The Geneva Sound Systems XL isn’t cheap, and that’s a good thing. It’s clear that no expense has been spared, and even more impressive, that bells and whistles have been avoided for a more pure audio experience.

It’s big. It’s beautiful. And the sound that comes out of it is quite stunning. I have never hear an audio system like this, in this form factor. The closest I’ve been to a similar experience is a reference system that cost nearly five times as much, making the Geneva quite a deal in comparison.

This is an audio system with an iPod dock, and it’s one that takes sound seriously. I can safely say that the XL (and as such, every speaker in the Geneva lineup) is worth the money you’ll pay for it.

Just remember: lift with your knees, not with your back.

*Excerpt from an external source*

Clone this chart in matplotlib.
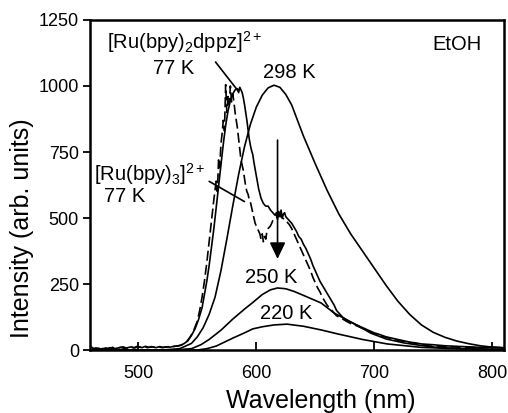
import matplotlib
matplotlib.use("Agg")
import matplotlib.pyplot as plt

plt.rcParams['font.family'] = ['Liberation Sans', 'DejaVu Sans']
plt.rcParams['mathtext.fontset'] = 'custom'
plt.rcParams['mathtext.rm'] = 'Liberation Sans'
plt.rcParams['mathtext.it'] = 'Liberation Sans'
plt.rcParams['mathtext.default'] = 'regular'

# ---- data ----
wl_298 = [460, 520, 535, 545, 550, 555, 560, 565, 570, 575, 580, 585, 590, 595, 600, 605, 610,
          615, 620, 625, 630, 640, 650, 660, 670, 680, 690, 700, 710, 720, 730, 740, 750, 760,
          770, 780, 790, 800, 810]
int_298 = [0, 0, 5, 25, 50, 85, 135, 200, 300, 420, 545, 665, 770, 855, 920, 965, 993,
           1003, 995, 968, 928, 810, 705, 605, 515, 440, 375, 310, 245, 185, 135, 95, 67, 48,
           34, 24, 16, 11, 8]

wl_250 = [460, 530, 545, 553, 560, 570, 580, 590, 597, 605, 612, 618, 625, 632, 641, 655, 666,
          685, 697, 710, 725, 740, 753, 770, 790, 810]
int_250 = [0, 0, 5, 20, 40, 75, 117, 155, 180, 210, 228, 235, 232, 222, 205, 178, 140,
           95, 64, 42, 27, 17, 10, 6, 3, 2]

wl_220 = [460, 550, 558, 566, 580, 590, 597, 605, 615, 626, 640, 655, 669, 690, 711, 740, 770, 810]
int_220 = [0, 0, 5, 15, 45, 65, 80, 88, 95, 98, 90, 76, 61, 40, 23, 10, 5, 2]

wl_dppz = [460, 462, 464, 467, 470, 473, 476, 479, 482, 485, 488, 491, 494, 497, 500, 503, 506,
           509, 512, 515, 518, 521, 524, 527, 530, 533, 536, 539, 542, 545, 548, 551, 554, 556,
           558, 560, 562, 564, 566, 568, 570, 572, 574, 576, 578, 580, 582, 584, 585, 586, 587,
           588, 589, 590, 591, 592, 593, 594, 595, 596, 597, 598, 599, 600, 602, 604, 606, 608,
           610, 612, 614, 616, 617, 618, 619, 620, 621, 622, 623, 624, 625, 626, 628, 630, 632,
           634, 636, 638, 640, 642, 644, 646, 648, 650, 652, 654, 656, 658, 660, 662, 664, 666,
           668, 670, 673, 676, 680, 685, 690, 695, 700, 705, 710, 715, 720, 725, 730, 735, 740,
           750, 760, 770, 780, 790, 800, 810]
int_dppz = [12, 5, 8, 3, 6, 4, 9, 5, 7, 10, 6, 9, 12, 8, 13, 9, 14,
            10, 12, 9, 13, 10, 12, 11, 14, 15, 18, 25, 35, 55, 80, 115, 160, 210,
            260, 320, 390, 460, 540, 620, 700, 780, 850, 905, 945, 970, 985, 990, 975, 995, 985,
            975, 955, 930, 900, 870, 835, 800, 775, 755, 740, 710, 685, 660, 610, 575, 555, 545,
            545, 530, 520, 510, 520, 495, 525, 505, 530, 500, 515, 520, 505, 500, 490, 480, 465,
            450, 430, 420, 400, 385, 365, 345, 320, 300, 280, 260, 245, 230, 215, 200, 185, 170,
            150, 140, 125, 115, 105, 95, 85, 75, 65, 58, 50, 45, 40, 35, 30, 27, 23,
            20, 16, 14, 12, 10, 10, 9]

wl_bpy3 = [460, 463, 466, 469, 472, 475, 478, 481, 484, 487, 490, 493, 496, 499, 502, 505, 508,
           511, 514, 517, 520, 523, 526, 529, 532, 535, 538, 541, 544, 547, 550, 552, 554, 556,
           558, 560, 562, 564, 566, 567, 568, 569, 570, 571, 572, 573, 574, 575, 576, 577, 578,
           579, 580, 581, 582, 583, 584, 585, 586, 587, 588, 589, 590, 591, 592, 593, 594, 595,
           596, 597, 598, 599, 600, 601, 602, 603, 604, 605, 606, 607, 608, 609, 610, 612, 614,
           616, 618, 620, 622, 624, 626, 628, 630, 632, 634, 636, 638, 640, 642, 644, 646, 648,
           650, 652, 654, 656, 658, 660, 662, 664, 666, 668, 670, 673, 676, 680, 685, 690, 695,
           700, 705, 710, 715, 720, 725, 730, 735, 740, 745, 750, 760, 770, 780, 790, 800, 810]
int_bpy3 = [10, 4, 7, 3, 8, 5, 10, 6, 9, 12, 7, 11, 8, 14, 10, 12, 9,
            13, 10, 12, 9, 11, 13, 12, 15, 17, 22, 32, 50, 75, 110, 150, 200, 260,
            330, 410, 490, 570, 640, 600, 720, 690, 780, 820, 870, 830, 1005, 900, 960, 930, 1000,
            940, 970, 940, 900, 870, 840, 800, 760, 720, 700, 680, 650, 620, 600, 590, 570, 560,
            540, 520, 500, 480, 470, 460, 450, 440, 420, 440, 410, 430, 420, 450, 460, 470, 490,
            500, 505, 510, 500, 495, 485, 475, 460, 440, 420, 400, 380, 360, 340, 320, 300, 275,
            255, 235, 220, 200, 185, 170, 160, 150, 140, 130, 125, 118, 110, 100, 92, 82, 72,
            62, 55, 48, 43, 37, 32, 28, 25, 20, 16, 14, 13, 11, 10, 9, 10, 8]

x_ticks = [500, 600, 700, 800]
y_ticks = [0, 250, 500, 750, 1000, 1250]

# ---- figure ----
fig = plt.figure(figsize=(5.08, 4.13), dpi=100)
ax = fig.add_axes([0.1772, 0.1525, 0.8149, 0.7991])

lw = 1.2
ax.plot(wl_298, int_298, color='black', lw=lw)
ax.plot(wl_250, int_250, color='black', lw=lw)
ax.plot(wl_220, int_220, color='black', lw=lw)
ax.plot(wl_dppz, int_dppz, color='black', lw=lw)
ax.plot(wl_bpy3, int_bpy3, color='black', lw=lw, linestyle=(0, (6, 2.5)))

ax.set_xlim(459, 810)
ax.set_ylim(0, 1250)
ax.set_xticks(x_ticks)
ax.set_yticks(y_ticks)
ax.tick_params(axis='x', direction='in', length=6, width=1.3, labelsize=13, pad=11)
ax.tick_params(axis='y', direction='out', length=5, width=1.3, labelsize=13, pad=3)
ax.tick_params(top=False, right=False)
for s in ax.spines.values():
    s.set_linewidth(1.8)

ax.set_xlabel('Wavelength (nm)', fontsize=18)
ax.xaxis.set_label_coords(0.558, -0.118)
ax.set_ylabel('Intensity (arb. units)', fontsize=18)
ax.yaxis.set_label_coords(-0.135, 0.37)

fs = 14.5
ax.text(539, 1167, '[Ru(bpy)$_2$dppz]$^{2+}$', fontsize=fs, ha='center', va='center')
ax.text(530, 1068, '77 K', fontsize=fs, ha='center', va='center')
ax.annotate('', xy=(586, 973), xytext=(564, 1099),
            arrowprops=dict(arrowstyle='-', color='black', lw=1.2))

ax.text(510, 667, '[Ru(bpy)$_3$]$^{2+}$', fontsize=fs, ha='center', va='center')
ax.text(488, 580, '77 K', fontsize=fs, ha='center', va='center')
ax.annotate('', xy=(592, 557), xytext=(558, 644),
            arrowprops=dict(arrowstyle='-', color='black', lw=1.2))

ax.text(628, 1053, '298 K', fontsize=fs, ha='center', va='center')
ax.text(613, 273, '250 K', fontsize=fs, ha='center', va='center')
ax.text(625, 140, '220 K', fontsize=fs, ha='center', va='center')
ax.text(770, 1156, 'EtOH', fontsize=fs, ha='center', va='center')

ax.annotate('', xy=(618, 345), xytext=(618, 795),
            arrowprops=dict(arrowstyle='-|>,head_length=0.5,head_width=0.24',
                            mutation_scale=20, color='black', lw=1.2, shrinkA=0, shrinkB=0))

fig.savefig('out.png', dpi=100)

5 Responses to Geneva Sound Systems Model XL: Big, beautiful sound.

  1. meri says:

    Would really like to see you review the Geneva Models M and L, and do a group comparison test for sound quality with them and the B&O BeoSound 8, Meridian M80 and B&W Zeppelin Air

  2. Patrik says:

    Not a word of the bt aptx capability and if so the difference in sound reproduction?

    • technogram says:

      Hi Patrik,

      This is the previous model that does not have the wireless capabilities you mentioned. I’m currently using an Apple Airport Express to send audio there and there’s no discernible difference between that method and connecting an iPod through analogue.



  3. carlos munizaga says:

    Hi, how can i connect an airport express to the speaker XL? i have the same model as showed.
    i check the Air port of the speaker, but i don´t know what kind of adapter requires to plug it to the apple airport express.